Adult social care will be the first sector to benefit from new laws that will boost fairness at work, Labour deputy leader Angela Rayner has promised.
Under the “fair pay agreements” proposal, worker and employer representatives will be brought together by the government to establish and agree minimum pay, terms and conditions, which will be binding on all employers and workers.
Labour said the proposals would give all workers in social care “a proper voice” and prevent “providers who care about their staff and the people in their care” being undercut by “unscrupulous employers driving down standards across the sector”.

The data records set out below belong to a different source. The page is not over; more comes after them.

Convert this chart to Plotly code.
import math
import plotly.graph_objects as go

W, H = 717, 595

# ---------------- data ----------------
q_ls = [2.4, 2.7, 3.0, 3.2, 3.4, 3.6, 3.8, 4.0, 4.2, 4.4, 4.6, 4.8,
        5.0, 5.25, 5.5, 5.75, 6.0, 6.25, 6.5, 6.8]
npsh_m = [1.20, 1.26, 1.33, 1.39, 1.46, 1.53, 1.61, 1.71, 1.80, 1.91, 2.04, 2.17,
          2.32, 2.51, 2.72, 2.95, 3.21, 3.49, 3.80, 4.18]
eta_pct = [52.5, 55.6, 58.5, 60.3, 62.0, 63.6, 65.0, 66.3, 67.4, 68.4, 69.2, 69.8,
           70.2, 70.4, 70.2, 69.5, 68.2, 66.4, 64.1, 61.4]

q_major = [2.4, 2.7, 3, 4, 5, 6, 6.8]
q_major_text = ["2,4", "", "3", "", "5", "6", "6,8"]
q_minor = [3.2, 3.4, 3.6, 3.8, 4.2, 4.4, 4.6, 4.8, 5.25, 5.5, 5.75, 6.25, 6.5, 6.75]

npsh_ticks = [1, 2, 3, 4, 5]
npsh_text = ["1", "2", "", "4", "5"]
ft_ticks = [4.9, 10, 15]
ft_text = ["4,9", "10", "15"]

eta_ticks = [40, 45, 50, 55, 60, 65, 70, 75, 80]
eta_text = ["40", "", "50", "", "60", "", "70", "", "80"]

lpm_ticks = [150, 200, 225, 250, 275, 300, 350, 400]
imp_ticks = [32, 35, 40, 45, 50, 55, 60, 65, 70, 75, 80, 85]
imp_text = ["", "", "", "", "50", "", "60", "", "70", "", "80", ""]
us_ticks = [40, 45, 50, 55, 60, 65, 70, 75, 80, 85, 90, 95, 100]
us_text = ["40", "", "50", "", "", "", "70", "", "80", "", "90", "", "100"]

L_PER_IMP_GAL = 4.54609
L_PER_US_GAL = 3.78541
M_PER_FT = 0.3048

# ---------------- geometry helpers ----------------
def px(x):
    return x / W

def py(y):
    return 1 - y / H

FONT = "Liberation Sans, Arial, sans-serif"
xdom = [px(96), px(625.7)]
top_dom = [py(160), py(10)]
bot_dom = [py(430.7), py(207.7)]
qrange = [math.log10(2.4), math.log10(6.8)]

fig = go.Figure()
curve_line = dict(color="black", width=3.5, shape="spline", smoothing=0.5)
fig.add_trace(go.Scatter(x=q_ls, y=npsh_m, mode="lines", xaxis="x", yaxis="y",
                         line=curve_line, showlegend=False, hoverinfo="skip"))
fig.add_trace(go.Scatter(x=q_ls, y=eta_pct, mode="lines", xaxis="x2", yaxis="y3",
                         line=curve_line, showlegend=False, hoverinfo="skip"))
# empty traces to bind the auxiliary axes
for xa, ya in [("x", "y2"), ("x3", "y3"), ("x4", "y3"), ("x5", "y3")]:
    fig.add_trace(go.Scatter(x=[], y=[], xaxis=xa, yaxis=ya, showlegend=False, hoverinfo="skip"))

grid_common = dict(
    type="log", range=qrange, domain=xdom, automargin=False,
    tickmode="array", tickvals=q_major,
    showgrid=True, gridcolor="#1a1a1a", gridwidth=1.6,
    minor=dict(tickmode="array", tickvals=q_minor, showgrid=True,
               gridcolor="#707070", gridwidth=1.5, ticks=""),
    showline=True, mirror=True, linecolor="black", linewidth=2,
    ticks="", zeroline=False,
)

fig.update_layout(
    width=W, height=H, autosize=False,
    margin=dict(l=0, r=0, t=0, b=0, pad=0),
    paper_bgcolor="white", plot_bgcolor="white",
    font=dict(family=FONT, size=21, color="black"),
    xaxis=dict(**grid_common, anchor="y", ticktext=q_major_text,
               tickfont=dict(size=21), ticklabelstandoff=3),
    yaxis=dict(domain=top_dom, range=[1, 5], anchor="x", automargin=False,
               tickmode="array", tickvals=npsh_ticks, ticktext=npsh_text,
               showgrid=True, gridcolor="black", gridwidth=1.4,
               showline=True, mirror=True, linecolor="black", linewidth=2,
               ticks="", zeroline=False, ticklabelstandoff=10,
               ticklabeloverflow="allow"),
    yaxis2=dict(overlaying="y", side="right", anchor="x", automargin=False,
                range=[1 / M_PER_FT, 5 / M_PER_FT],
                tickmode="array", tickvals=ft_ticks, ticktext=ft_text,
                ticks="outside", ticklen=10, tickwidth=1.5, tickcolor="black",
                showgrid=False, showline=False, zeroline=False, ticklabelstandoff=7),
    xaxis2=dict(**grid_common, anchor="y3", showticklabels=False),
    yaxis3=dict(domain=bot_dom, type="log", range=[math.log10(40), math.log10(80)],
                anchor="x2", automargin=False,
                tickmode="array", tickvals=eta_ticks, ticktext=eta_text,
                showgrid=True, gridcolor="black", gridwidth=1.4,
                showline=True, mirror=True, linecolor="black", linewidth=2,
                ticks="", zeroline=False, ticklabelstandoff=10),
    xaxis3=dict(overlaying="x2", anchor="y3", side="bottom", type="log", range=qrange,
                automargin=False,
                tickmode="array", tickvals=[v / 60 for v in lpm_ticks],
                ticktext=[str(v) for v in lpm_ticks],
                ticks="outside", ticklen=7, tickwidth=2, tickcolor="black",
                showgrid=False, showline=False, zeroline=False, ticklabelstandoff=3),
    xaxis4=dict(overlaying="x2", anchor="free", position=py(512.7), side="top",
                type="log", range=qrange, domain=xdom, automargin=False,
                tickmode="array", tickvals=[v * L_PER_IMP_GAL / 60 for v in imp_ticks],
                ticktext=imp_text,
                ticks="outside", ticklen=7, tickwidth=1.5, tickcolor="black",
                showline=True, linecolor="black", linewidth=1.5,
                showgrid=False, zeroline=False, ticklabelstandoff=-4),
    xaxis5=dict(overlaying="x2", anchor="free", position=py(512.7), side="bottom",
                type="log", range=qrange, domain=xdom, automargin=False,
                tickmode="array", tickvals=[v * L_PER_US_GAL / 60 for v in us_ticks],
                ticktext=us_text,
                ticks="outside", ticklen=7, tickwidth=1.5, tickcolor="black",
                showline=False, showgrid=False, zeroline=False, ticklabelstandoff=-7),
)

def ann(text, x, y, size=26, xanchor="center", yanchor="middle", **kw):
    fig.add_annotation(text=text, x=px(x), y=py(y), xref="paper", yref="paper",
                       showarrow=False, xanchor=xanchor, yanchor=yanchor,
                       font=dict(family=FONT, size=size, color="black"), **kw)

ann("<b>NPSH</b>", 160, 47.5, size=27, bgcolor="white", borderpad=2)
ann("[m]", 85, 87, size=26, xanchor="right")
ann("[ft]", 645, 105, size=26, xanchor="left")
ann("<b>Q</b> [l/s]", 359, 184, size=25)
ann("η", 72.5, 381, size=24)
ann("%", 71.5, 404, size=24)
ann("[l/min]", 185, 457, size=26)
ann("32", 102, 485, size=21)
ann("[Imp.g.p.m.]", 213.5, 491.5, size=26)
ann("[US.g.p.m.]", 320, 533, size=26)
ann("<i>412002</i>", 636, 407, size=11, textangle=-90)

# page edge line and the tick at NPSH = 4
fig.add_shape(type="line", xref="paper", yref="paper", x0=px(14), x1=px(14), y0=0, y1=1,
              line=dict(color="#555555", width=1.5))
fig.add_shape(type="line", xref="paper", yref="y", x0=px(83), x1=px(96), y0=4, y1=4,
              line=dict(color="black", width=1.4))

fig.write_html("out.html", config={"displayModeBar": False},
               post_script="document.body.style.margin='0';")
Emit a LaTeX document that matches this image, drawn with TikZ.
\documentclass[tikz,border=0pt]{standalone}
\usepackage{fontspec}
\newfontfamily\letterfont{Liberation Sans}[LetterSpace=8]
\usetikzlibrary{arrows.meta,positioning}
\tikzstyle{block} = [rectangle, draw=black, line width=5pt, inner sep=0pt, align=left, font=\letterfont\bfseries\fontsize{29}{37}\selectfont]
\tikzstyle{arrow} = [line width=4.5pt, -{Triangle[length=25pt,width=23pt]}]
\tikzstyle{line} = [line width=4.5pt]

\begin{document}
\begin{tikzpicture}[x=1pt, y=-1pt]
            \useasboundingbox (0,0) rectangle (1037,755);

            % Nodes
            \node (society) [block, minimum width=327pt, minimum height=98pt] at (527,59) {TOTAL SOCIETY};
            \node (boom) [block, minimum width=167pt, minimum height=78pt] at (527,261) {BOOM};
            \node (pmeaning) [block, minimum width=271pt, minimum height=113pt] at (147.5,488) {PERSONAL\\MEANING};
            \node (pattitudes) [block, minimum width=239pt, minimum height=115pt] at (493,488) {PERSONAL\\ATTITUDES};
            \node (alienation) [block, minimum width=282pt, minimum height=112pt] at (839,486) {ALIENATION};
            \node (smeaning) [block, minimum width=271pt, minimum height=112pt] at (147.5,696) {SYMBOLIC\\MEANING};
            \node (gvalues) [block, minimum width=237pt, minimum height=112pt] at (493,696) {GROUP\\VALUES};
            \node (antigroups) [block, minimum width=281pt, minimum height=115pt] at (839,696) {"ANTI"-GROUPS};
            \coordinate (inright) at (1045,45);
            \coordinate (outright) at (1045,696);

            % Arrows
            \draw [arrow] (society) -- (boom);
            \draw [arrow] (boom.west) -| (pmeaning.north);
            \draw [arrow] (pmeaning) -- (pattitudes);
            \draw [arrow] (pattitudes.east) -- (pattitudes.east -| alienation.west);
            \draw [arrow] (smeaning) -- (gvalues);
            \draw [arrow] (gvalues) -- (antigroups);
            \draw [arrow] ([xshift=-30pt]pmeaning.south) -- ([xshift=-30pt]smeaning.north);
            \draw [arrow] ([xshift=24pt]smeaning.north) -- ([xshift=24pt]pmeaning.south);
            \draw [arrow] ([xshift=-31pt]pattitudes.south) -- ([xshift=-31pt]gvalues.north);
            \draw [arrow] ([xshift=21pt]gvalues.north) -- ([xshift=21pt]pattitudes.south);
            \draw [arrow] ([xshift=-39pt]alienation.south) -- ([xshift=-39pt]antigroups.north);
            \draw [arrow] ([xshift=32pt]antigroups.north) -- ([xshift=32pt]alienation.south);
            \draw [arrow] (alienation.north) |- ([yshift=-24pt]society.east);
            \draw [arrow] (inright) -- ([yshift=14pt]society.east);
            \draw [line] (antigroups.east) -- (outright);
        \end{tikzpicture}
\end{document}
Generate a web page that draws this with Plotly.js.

Other measures from a Labour government would include an immediate increase to the minimum wage to at least £10 per hour, the creation of a single status of “worker” for all but the genuinely self-employed, the right to flexible working for all workers from day one, and a ban on zero-hours contracts.
Speaking at the Labour Party conference in Brighton on Saturday, Rayner promised the “new deal for working people” would be signed into law within the first 100 days of a Labour government.
She told delegates: “The next Labour government will bring together representatives of workers and employers to agree Fair Pay Agreements that will apply to every worker in each sector, starting in social care. Fair Pay Agreements will drive up pay, improve conditions in the workplace and stop bad bosses from exploiting their workers and driving down pay and standards for everyone.
“When Labour is in government there won’t just be a former social care worker and shop steward in the office of Deputy Prime Minister, working people will have a seat at the Cabinet table and their voices will be heard. The next Labour government will end poverty wages and insecure work for good.”
Commenting on the proposals, UNISON general secretary Christina McAnea said: “Fair pay agreements in care would stop the race to the bottom, rebuild the workforce and bring about investment in a vital public service.
“These proposals would bring much-needed standards and union representation to hundreds of thousands of care workers.
“Woeful sick pay and job insecurity are among the many problems highlighted by the pandemic. Labour’s plans would make a significant improvement to the rights of all workers.”